Comme son titre l'indique, "Mingus spirit" est un hommage très réussi du contrebassiste Jacques Vidal au maître de l'instrument en jazz, le grand Charles Mingus. Sans se vouloir disque de reprises ou travail de mémoire, à l'instar de certaines formations américaines, promues par sa veuve - Sue Mingus se dévoue depuis la mort de son mari en 1979 à entretenir la flamme via son propre label et trois formations qui célèbrent l'œuvre du contrebassiste - cet album se porte néanmoins garant de l'héritage du musicien américain.

Jacques Vidal s'en explique dans les notes de pochette, fort bien conçues, au demeurant. C'est autour d'une composition qui a pris le titre de "Mingus spirit" parce qu'elle évoquait furieusement pour lui l'influence du musicien que s'est construit l'album éponyme. Composée et arrangée avec beaucoup d'intelligence, écrite en toute indépendance, la musique de Jacques Vidal est de plus, servie par une pleïade de musiciens exceptionnels qui savent rendre la belle énergie, les puissantes vibrations, le talent qui irriguaient les œuvres de ce délirant personnage qui se considérait "Moins qu'un chien".

Véritable homme orchestre et vrai chef de meute, Mingus a écrit sa musique en marge des principaux courants de son époque : elle est ainsi restée universelle, intemporelle, entre blues, gospel, jazz (même s'il n'aimait guère le terme ) et bop.
C'est exactement ce que l'on ressent à l'écoute du septet de Jacques Vidal : on avance sur le territoire du jazz, sans avant-gardisme tendance, mais on l'aura compris aussi, sans volonté de "revivalisme", on se laisse mener par des improvisations heureuses, souvent collectives, ayant pour maître-mot swing et panache. Les masses orchestrales parfaitement cuivrées et rutilantes sonnent à une cadence des plus vives, de valse ("La valse du clown") en ballade aussi soyeuses que fougueuses. L' improvisation collective ne malmène pas trop le travail soigné de composition, car Jacques Vidal ne recherche pas de façon impulsive (comme son modèle) à mettre en scène un certain désordre.

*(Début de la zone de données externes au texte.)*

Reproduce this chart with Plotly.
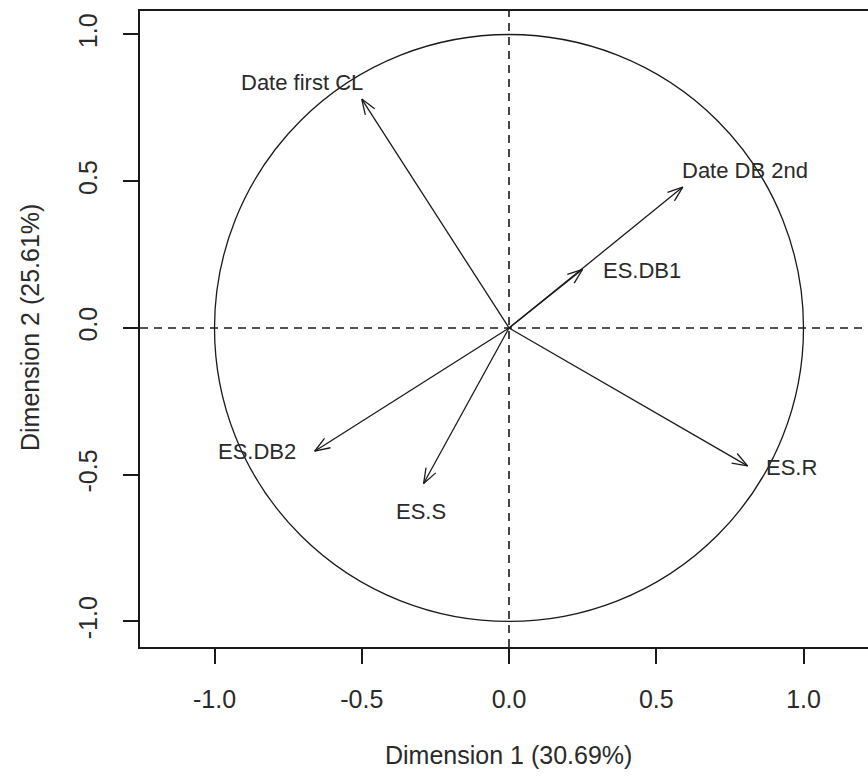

Après son dernier "Sans Issue", Jacques Vidal est resté fidèle à la formule du septet qu'il élargit même (Daniel Zimmermann, Pierrick Pedron et Eddie Henderson qui lui fit l'amitié de traverser l'Atlantique pour l'enregistrement). Les complices qu'il retrouve avec plaisir sont Simon Goubert à la batterie, Manuel Rocheman, discrètement efficace sauf peut-être dans le bouillonnant "Niyragongo", et l'ami de toujours, le guitariste Frédéric Sylvestre, qui intervient de façon plus décisive sur "Just bebop" ou "Blues for Charles" ajoutant les timbres chatoyants de la six cordes. Le contrebassiste-compositeur ne se taille jamais la part du lion, excepté dans "Epilogue" où son chant épuré résonne enfin quand il se joint à la voix d'Isabelle Carpentier.

Les soufflants, eux, s'en donnent à coeur joie tout au long de l'album : les espiègles mais aussi sensuels trombonistes Daniel Zimmermann et Glenn Ferris, le ténor Eric Barret dans le fougueux et sauvage "Interlude II" en la seule compagnie du cher Simon Goubert, vrai batteur de jazz, Pierrick Pedron, souverain à l'alto dans la suave "Mingus Serenade", ou encore le génial Eddie Henderson à la trompette, inspiré dans le virevoltant morceau-titre, ou le délicat "Funambule".

Vous l'aurez compris, ce "Mingus spirit" a toutes les qualités pour séduire l'amateur, et constitue à l'évidence, une belle réussite. On ira même plus loin, voici un album vibrant que tous ceux qui aiment le jazz doivent écouter rapidement.